One of the main attributes of the TNC architecture for NAC is that it combined authentication and end-point security posture checking into a single unified protocol. TNC defined the protocol to run over 802.1X (most useful in a one-device-per-switch-port or wireless environment) as well as SSL (useful in more generic environments, such as over VPN tunnels or in routed networks where switch management is undesirable).
When Microsoft released Windows Server 2008, the Microsoft NAP (Network Access Protection) and TNC NAC protocols were linked so that Windows Vista, Windows XP (with service pack 3, which includes the NAC client), and Windows 7 are all interoperable with products that follow the TNC NAC protocols.
This gave TNC significant legitimacy; because it means that every contemporary Windows client is now "TNC compatible" out of the box, which removes the need to install a specific NAC client on Windows devices. No additional client means faster and simpler deployment for network managers.
When TNC first started working on NAC architectures and protocols, Cisco refused to participate, insisting instead that it should take place in the IETF. This led to the founding of the IETF Network Endpoint Assessment (NEA) working group, co-chaired by Susan Thomson (of Cisco) and Stephen Hanna (of Juniper). Slowly, NEA has built their own NAC architecture and protocols, and released three RFCs. All the NEA work is being closely linked to the TNC work, so that the RFCs are compatible with the TNC protocol specifications.
Last month, TNC announced a certification program, which will allow participating vendors to receive a stamp of approval verifying that their products implement the TNC protocols correctly, and that their products are interoperable with other certified products.
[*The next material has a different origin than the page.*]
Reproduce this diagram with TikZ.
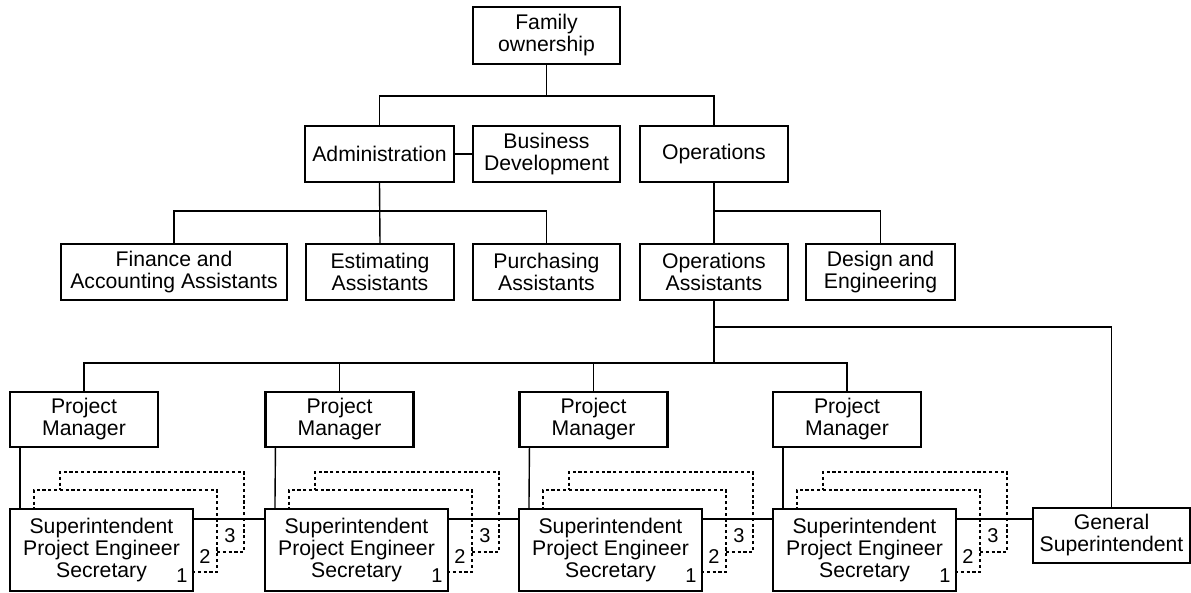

Although we didn't find unanimous support for TNC standards among the vendors who participated in our head-to-head NAC testing, the work of the TNC (and the IETF NEA working group) is still important for two key reasons. First, it represents the main path forward for interoperable NAC products. With enterprise networks hosting more non-Windows devices than ever before, the need to have a multi-vendor approach to NAC continues to gain in importance.
The second reason is that these architectures are designed by security and network experts who are more interested in solving problems than getting a product to market quickly. While there are always commercial interests in any modern standards development, network managers can look to TNC and IETF-based products with some confidence that the primary design goal was security.
The standards wars that were so inflammatory five years ago have settled down to truce on all sides, and technically outstanding solutions from the best minds of Cisco, Microsoft, and the members of the TNC.